Secure Organisations

Organisations require enhanced levels of security in order to handle the increased use of wireless access and mobile applications. As well as both on-premise and Cloud model networks. The evolving threats are not only a risk for IT, sensitive data, assets, and intellectual property, but also for the business as a whole to protect brand reputation.

Private and public enterprises must reinforce data and security measures to mitigate compliance and security risks. Balancing between cost and security is key. For IT decision makers responsible for protecting enterprise data with limited budgets and other business executives who need to maintain a first-class business reputation in a competitive marketplace.

A global and mobile workforce that can remotely access the company’s resources and serve customers and partners anywhere, anytime is now a required feature of organisational strategies.
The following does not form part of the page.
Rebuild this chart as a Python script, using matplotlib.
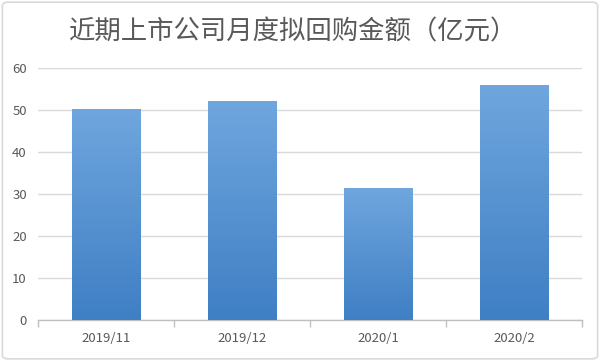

Technological progress, new methods and data access points, coupled with dynamic changes in customer conduct and demographics are driving today’s business goals.

Cyber Security

Anonymous users in the shape of hackers, foreign agents, and curious on-lookers are accessing privileged and sensitive data at an alarming rate. The old perimeter security model doesn’t meet the needs of organisations that embrace cloud, mobility, and other disruptive IT trends in order to remain competitive in today’s marketplace.

Points of Vulnerability

  • Remote Access: Data accessed remotely by a traveling workforce or a third party.
  • Man-in-the Middle: Cyber-attacker makes independent connections with the victims and controls communications between them.
  • Malware: Software used by attackers to disrupt computer operations and to gain access to networks, data and private computer systems.
  • Secure Tokens: Secured mechanisms for remote access are not 100% reliable at avoiding compromises that breach network security.
  • Encryption: Encrypting sensitive information has not been adopted by many companies. An underlying security infrastructure is needed to ensure that important data is encrypted, and only those authorised are able to decrypt it.
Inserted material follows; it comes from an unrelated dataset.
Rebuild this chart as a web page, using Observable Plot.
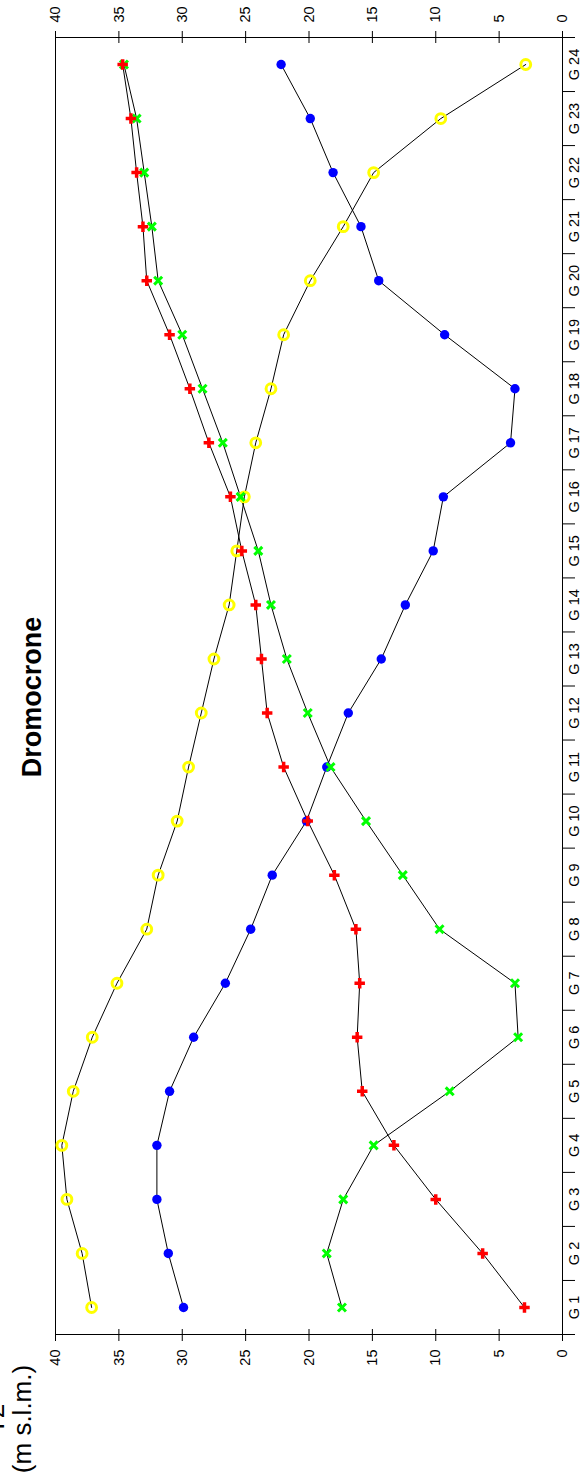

Compared with their technical counterparts, business decision makers show much more concern across all nine areas for the potential breaches shown below. Driven in part by the risks of damage to enterprise reputation and the potential for lawsuits over breaches of personal data. The top five areas chosen were; wireless security, network defences, cloud applications, mobile devices and network access management.

Source: IDG Connect survey of 100 US IT Decision Makers

Organisational security driver must address:

  • Protection / coverage for all areas of potential breach, including communication endpoints, networks, servers and PCs.
  • Mitigation of the limitations of existing physical infrastructure.
  • Consideration of cloud solutions to help with the cost versus risk challenge.
  • Agility to handle ongoing business change and simplifying key management.
  • Plan for data and information segregation for defined communities of authorised users.
  • Secure local, regional and global assets

Building a Cyber Security Program

A well developed and enforced cybersecurity program involving defined strategies, procedures and controls would provide a guide or standard of practice in responding to breaches. In this increasingly connected digital society it is very important for organisations to find ways to protect their critical information and assets, including human resources.
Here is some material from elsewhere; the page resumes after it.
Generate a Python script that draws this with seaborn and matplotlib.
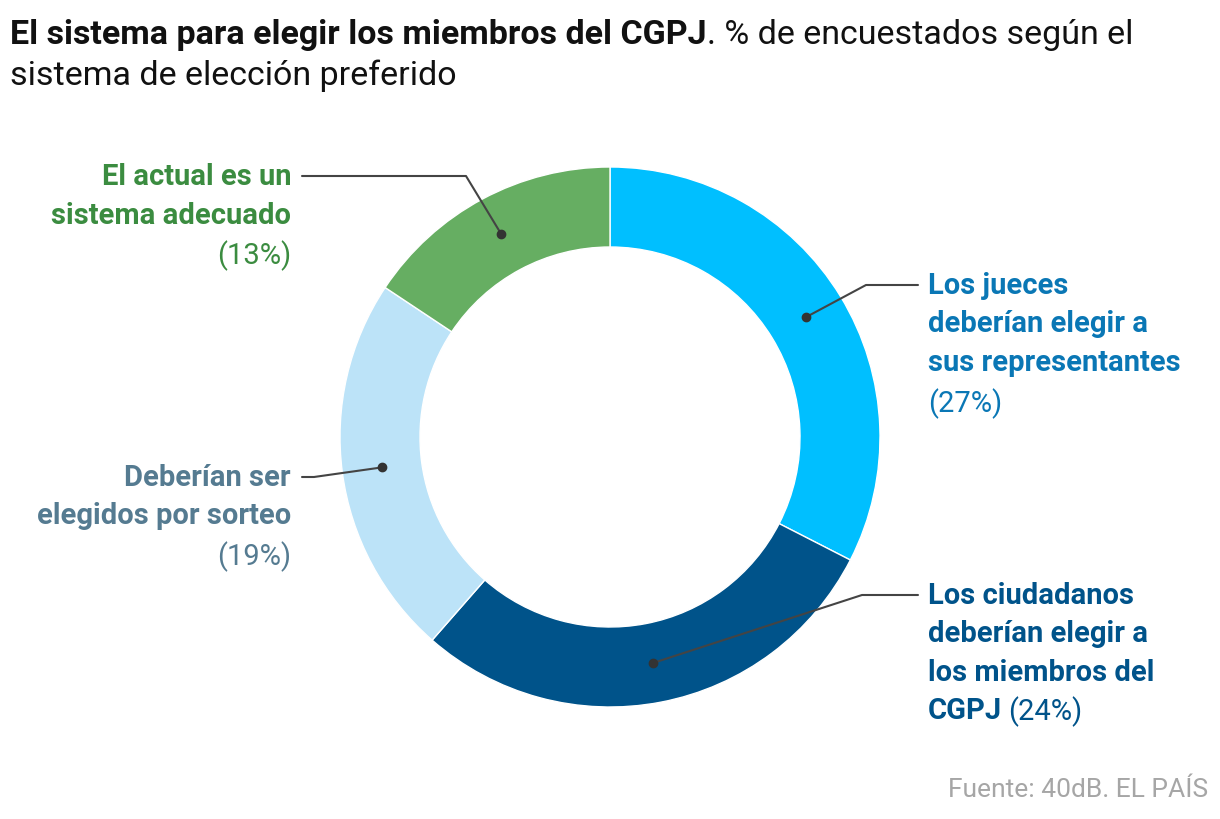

Cybercrime and Cybersecurity are some of the top global concerns. Cybercriminals continue to find innovative methods to breach organisational defences. In response, cybersecurity is now at the top of national and organisational agendas. Despite this development, many organisations still suffer from governance lapses. Without current well-defined programs to help inform stakeholders on approaches to maintain security and enterprise continuity governance lapses occur. Many businesses and areas of government unfortunately do not have any formal security programs and in some cases Cybersecurity is not even on the radar.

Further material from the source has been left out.